Rezoning request for auto repair shop and online furniture warehouse in Mableton withdrawn

Thomas OrokThomas Orok, president of Century Construction and Technologies Inc. speaks at the BOC zoning meeting (screenshot from video)

After a complicated discussion at the Cobb County Board of Commissioners’ zoning meeting last Tuesday, the applicant who requested a rezoning for the purpose of an auto repair shop and an online furniture sales warehouse on Veterans Memorial Highway in Mableton withdrew his application without prejudice.

The withdrawal will allow the applicant to continue negotiations with the community and the district commissioner and resubmit an application at any time without paying an additional filing fee.

The property is adjacent to the City of Austell, whose borders are to the west and north of the site. The nearest intersection is Veterans Memorial Highway and Davis Drive.

The applicant was Austell-based Century Construction and Technologies Inc., represented at the meeting by company President Thomas Orok.

Orok said his company is flexible about what kind of use the property is put to, and will consider moving a nearby retail business currently at one of the company’s properties to the Veterans Memorial site, but added that a loan was taken out to purchase the land, and whether or not there is an occupant, his company still has to repay the loan.

The application was opposed by Robin Meyer, the zoning chairperson for the Mableton Improvement Coalition.

“We are recommending denial of the rezoning petition, primarily because of the saturation of auto-related uses in this corridor,” Meyer said. “As you know, this section of Veterans Memorial both in Mableton and Austell is flooded with automotive uses.”

“And it makes it difficult for other businesses to find a good location to grow the kind of business community that we need for our growing residential population,” she said.

Meyer also questioned the use of the property as a warehouse for online furniture sales, citing the lack of truck access to the property.

District 4 Commissioner Monique Sheffield initially made a motion that the request be denied outright, citing the same concerns as Meyer about the saturation of the area with automotive uses.

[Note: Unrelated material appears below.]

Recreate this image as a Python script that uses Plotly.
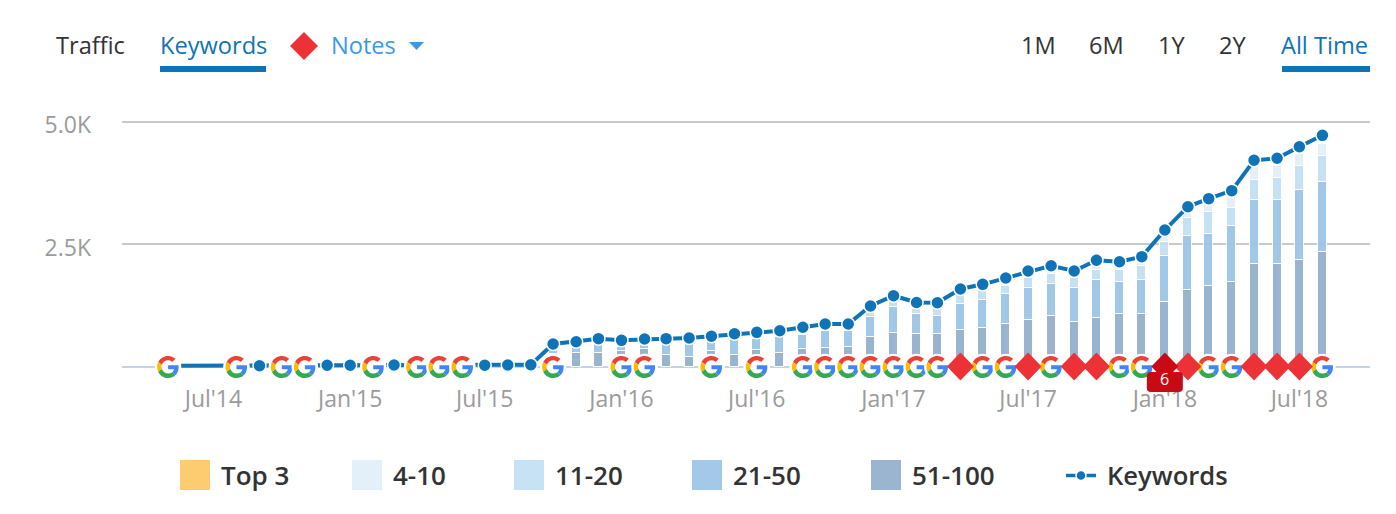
import base64
import plotly.graph_objects as go

W, H = 1396, 514
L, R, T, B = 122, 26, 100, 131

months = [f"{y}-{m:02d}-01" for y in range(2014, 2019) for m in range(1, 13)][4:56]

keywords = [20, 20, 20, 20, 20, 20, 25, 30,
            30, 30, 35, 30, 30, 30, 30, 35, 40, 464, 511, 573,
            540, 566, 573, 587, 622, 675, 703, 736, 806, 873, 873, 1241,
            1452, 1313, 1309, 1589, 1685, 1814, 1957, 2065, 1957, 2176, 2147, 2250,
            2795, 3272, 3436, 3600, 4221, 4262, 4499, 4732]

lead = [0] * 17
top3 = [0] * 52
r4_10 = lead + [0, 0, 0,
                0, 0, 0, 0, 0, 0, 0, 0, 0, 0, 0, 27,
                27, 41, 41, 48, 41, 55, 55, 55, 55, 96, 68, 82,
                137, 123, 150, 219, 273, 246, 246, 246]
r11_20 = lead + [0, 30, 30,
                 30, 20, 0, 0, 0, 0, 0, 0, 0, 0, 0, 96,
                 123, 96, 137, 184, 178, 164, 205, 205, 205, 205, 246, 287,
                 287, 369, 451, 369, 410, 451, 492, 533]
r21_50 = lead + [100, 102, 184,
                 89, 96, 225, 287, 178, 328, 219, 328, 287, 342, 328, 410,
                 533, 410, 369, 533, 574, 615, 656, 656, 697, 779, 656, 697,
                 943, 1106, 1065, 1147, 1311, 1311, 1434, 1434]
r51_100 = lead + [250, 287, 273,
                  321, 355, 232, 191, 328, 232, 342, 273, 355, 382, 396, 601,
                  683, 669, 669, 751, 792, 874, 956, 1038, 915, 997, 1079, 1079,
                  1325, 1571, 1653, 1735, 2104, 2104, 2186, 2350]

google_dates = ["2014-05-01", "2014-08-01", "2014-10-01", "2014-11-01", "2015-02-01", "2015-04-01",
                "2015-05-01", "2015-06-01", "2015-10-01", "2016-01-01", "2016-02-01", "2016-05-01",
                "2016-07-01", "2016-09-01", "2016-10-01", "2016-11-01", "2016-12-01", "2017-01-01",
                "2017-02-01", "2017-03-01", "2017-05-01", "2017-06-01", "2017-08-01", "2017-11-01",
                "2017-12-01", "2018-03-01", "2018-04-01", "2018-08-01"]
note_dates = ["2017-04-01", "2017-07-01", "2017-09-01", "2017-10-01", "2018-02-01",
              "2018-05-01", "2018-06-01", "2018-07-01"]
badge_date = "2018-01-01"
badge_text = "6"

legend_items = [("Top 3", "#FDCC70", 180), ("4-10", "#E3F0F9", 352), ("11-20", "#C7E1F5", 514),
                ("21-50", "#A3C8E9", 692), ("51-100", "#9BB5D0", 871)]
bar_series = [("51-100", r51_100, "#93AFCC"), ("21-50", r21_50, "#9CC4E7"),
              ("11-20", r11_20, "#C3DFF4"), ("4-10", r4_10, "#E1EFF8"),
              ("Top 3", top3, "#FDCC70")]

BLUE = "#0F73B8"
FONT = "Open Sans"

G_SVG = ('<svg xmlns="http://www.w3.org/2000/svg" viewBox="-6 -6 60 60" width="120" height="120">'
         '<circle cx="24" cy="24" r="29" fill="#fff"/>'
         '<path fill="#EA4335" d="M24 9.5c3.54 0 6.71 1.22 9.21 3.6l6.85-6.85C35.9 2.38 30.47 0 24 0 14.62 0 6.51 5.38 2.56 13.22l7.98 6.19C12.43 13.72 17.74 9.5 24 9.5z"/>'
         '<path fill="#4285F4" d="M46.98 24.55c0-1.57-.15-3.09-.38-4.55H24v9.02h12.94c-.58 2.96-2.26 5.48-4.78 7.18l7.73 6c4.51-4.18 7.09-10.36 7.09-17.65z"/>'
         '<path fill="#FBBC05" d="M10.53 28.59c-.48-1.45-.76-2.99-.76-4.59s.27-3.14.76-4.59l-7.98-6.19C.92 16.46 0 20.12 0 24c0 3.88.92 7.54 2.56 10.78l7.97-6.19z"/>'
         '<path fill="#34A853" d="M24 48c6.48 0 11.93-2.13 15.89-5.81l-7.73-6c-2.15 1.45-4.92 2.3-8.16 2.3-6.26 0-11.57-4.22-13.47-9.91l-7.98 6.19C6.51 42.62 14.62 48 24 48z"/>'
         '</svg>')


def diamond_svg(color):
    return ('<svg xmlns="http://www.w3.org/2000/svg" viewBox="0 0 100 100" width="120" height="120">'
            f'<polygon points="50,0 100,50 50,100 0,50" fill="{color}"/></svg>')


def uri(svg):
    return "data:image/svg+xml;base64," + base64.b64encode(svg.encode()).decode()


def px(x):
    return (x - L) / (W - L - R)


def py(y):
    return 1 - (y - T) / (H - T - B)


PX_MS = 86400000 / 0.7431   # ms per pixel on the date axis
PX_VAL = 20.45              # value per pixel on the y axis
BAR_W = 9 * PX_MS

fig = go.Figure()
for name, vals, col in bar_series:
    fig.add_trace(go.Bar(x=months, y=vals, name=name, width=BAR_W, opacity=0.93,
                         marker=dict(color=col, line=dict(color="#fff", width=1))))

hidden = {"2014-06-01", "2014-07-01"}
fig.add_trace(go.Scatter(x=months, y=keywords, name="Keywords", mode="lines+markers",
                         line=dict(color=BLUE, width=4),
                         marker=dict(color=BLUE, opacity=1, line=dict(color="#fff", width=1.5),
                                     size=[0 if m in hidden else 13 for m in months])))

images = []
for d in google_dates:
    images.append(dict(source=uri(G_SVG), xref="x", yref="y", x=d, y=-5,
                       sizex=27.5 * PX_MS, sizey=27.5 * PX_VAL, xanchor="center", yanchor="middle",
                       sizing="stretch", layer="above"))
for d in note_dates + [badge_date]:
    col = "#C90A14" if d == badge_date else "#EC3237"
    images.append(dict(source=uri(diamond_svg(col)), xref="x", yref="y", x=d, y=5,
                       sizex=27 * PX_MS, sizey=28 * PX_VAL, xanchor="center", yanchor="middle",
                       sizing="stretch", layer="above"))
# header diamond
images.append(dict(source=uri(diamond_svg("#EC3237")), xref="paper", yref="paper", x=px(290), y=py(32),
                   sizex=28 / (W - L - R), sizey=28 / (H - T - B), xanchor="left", yanchor="top",
                   sizing="stretch", layer="above"))

shapes = [
    dict(type="rect", xref="paper", yref="paper", x0=px(160), x1=px(266), y0=py(66), y1=py(72),
         fillcolor=BLUE, line_width=0),
    dict(type="rect", xref="paper", yref="paper", x0=px(1282), x1=px(1370), y0=py(66), y1=py(72),
         fillcolor=BLUE, line_width=0),
    dict(type="path", xref="paper", yref="paper",
         path=f"M {px(409)} {py(42)} L {px(424)} {py(42)} L {px(416.5)} {py(50)} Z",
         fillcolor="#3A9AE3", line_width=0),
    # note-count badge, anchored to its date
    dict(type="path", xref="x", xsizemode="pixel", xanchor=badge_date, yref="paper",
         ysizemode="pixel", yanchor=py(382),
         path="M -14 -10 L 14 -10 Q 18 -10 18 -6 L 18 6 Q 18 10 14 10 L -14 10 Q -18 10 -18 6 L -18 -6 Q -18 -10 -14 -10 Z",
         fillcolor="#C90A14", line_width=0, layer="above"),
    # legend line icon
    dict(type="line", xref="paper", yref="paper", x0=px(1066), x1=px(1096), y0=py(475.5), y1=py(475.5),
         line=dict(color=BLUE, width=3.5)),
    dict(type="circle", xref="paper", yref="paper", x0=px(1076), x1=px(1086), y0=py(480.5), y1=py(470.5),
         fillcolor=BLUE, line=dict(color="#fff", width=1.5)),
]

annots = []


def text(s, x, y, color, size=23.6, anchor="left", weight=None, xref="paper", yref="paper"):
    f = dict(family=FONT, size=size, color=color)
    if weight:
        f["weight"] = weight
    annots.append(dict(text=s, x=x, y=y, xref=xref, yref=yref, xanchor=anchor, yanchor="middle",
                       showarrow=False, font=f))


text("Traffic", px(54), py(45), "#333333")
text("Keywords", px(158), py(45), BLUE)
text("Notes", px(329), py(45), "#3A9AE3")
text("1M", px(1019), py(45), "#333333")
text("6M", px(1087), py(45), "#333333")
text("1Y", px(1156), py(45), "#333333")
text("2Y", px(1217), py(45), "#333333")
text("All Time", px(1279), py(45), BLUE)
text(badge_text, badge_date, py(379), "#ffffff", size=16, anchor="center", xref="x")

for name, col, x0 in legend_items:
    shapes.append(dict(type="rect", xref="paper", yref="paper", x0=px(x0), x1=px(x0 + 30),
                       y0=py(460), y1=py(490), fillcolor=col, line_width=0))
    text(name, px(x0 + 39), py(475), "#333333", size=26, weight=600)
text("Keywords", px(1105), py(475), "#333333", size=25.6, weight=600)

fig.update_layout(
    width=W, height=H, margin=dict(l=L, r=R, t=T, b=B),
    barmode="stack", bargap=0, showlegend=False, hovermode=False,
    plot_bgcolor="#fff", paper_bgcolor="#fff",
    images=images, shapes=shapes, annotations=annots,
    xaxis=dict(type="date", range=["2014-02-28", "2018-10-04"], tickvals=months[2::6],
               tickformat="%b'%y", showgrid=False, zeroline=False, showline=False, ticks="",
               tickfont=dict(family=FONT, size=23, color="#9B9B9B")),
    yaxis=dict(range=[-333, 5454], tickvals=[0, 2500, 5000], ticktext=["", "2.5K", "5.0K"],
               showgrid=True, gridcolor="#C9C9C9", gridwidth=1.5, zeroline=True,
               zerolinecolor="#C5D3E5", zerolinewidth=2, showline=False, ticks="",
               ticklabelstandoff=30, ticklabelshift=3,
               tickfont=dict(family=FONT, size=23, color="#9B9B9B")),
)

fig.write_html("out.html", post_script="document.body.style.margin='0';",
               config=dict(displayModeBar=False))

Sheffield thanked Orok for considering District 4 as a place to do business, but continued, “However, in an effort to attract different different types of businesses to the community, I must place limitations on auto related establishment as as you heard, it is also my opinion that auto repair shops have saturated the area.”

BOC Chairwoman Lisa Cupid then said that the GC category did not line up with the future land use map. Zoning Manager John Pederson agreed that the current zoning did not align with the land use map, and that it should be corrected.

After further discussion Sheffield withdrew the motion to deny, and Orok was offered the chance to withdraw the rezoning request with the ability to negotiate a new use with the community and resubmit with no required waiting period and no new application fee.

He agreed to this.

Current zoning, GC

According to the county:

The GC district is established to provide locations for retail commercial and service uses which are oriented toward automotive businesses, are land intensive with a need for major road access and visibility, are generally not listed as a permitted uses within the NRC (neighborhood retail commercial) and CRC (community retail commercial) districts or may have existing stipulations and conditions that limit certain intensive uses and are located in areas delineated within a community activity center and regional activity center as defined and shown on the Cobb County Comprehensive Plan: A Policy Guide, adopted November 27, 1990. Any existing GC district, developed or undeveloped, located within an area delineated within an industrial-compatible area or industrial area as shown on the comprehensive plan, shall be deemed to be a grandfathered, nonconforming use after January 1, 1991, and subject to those provisions contained in this chapter.

Proposed zoning, CRC

The Cobb County zoning documents describe Community Retail Commercial (CRC) as follows:

The CRC district is established to provide locations for retail commercial and service uses which are designed and oriented to serve several neighborhoods making up a community. Projects developed within the CRC district should be done so as compact unified centers. CRC districts should be located on properties which are delineated within a community activity center and regional activity center as defined and shown on the Cobb County Comprehensive Plan: A Policy Guide, adopted November 27, 1990. Additionally, the desired quadrant location will provide for planned developments and one-destination shopping and service locations to serve the community, and will minimize traffic congestion.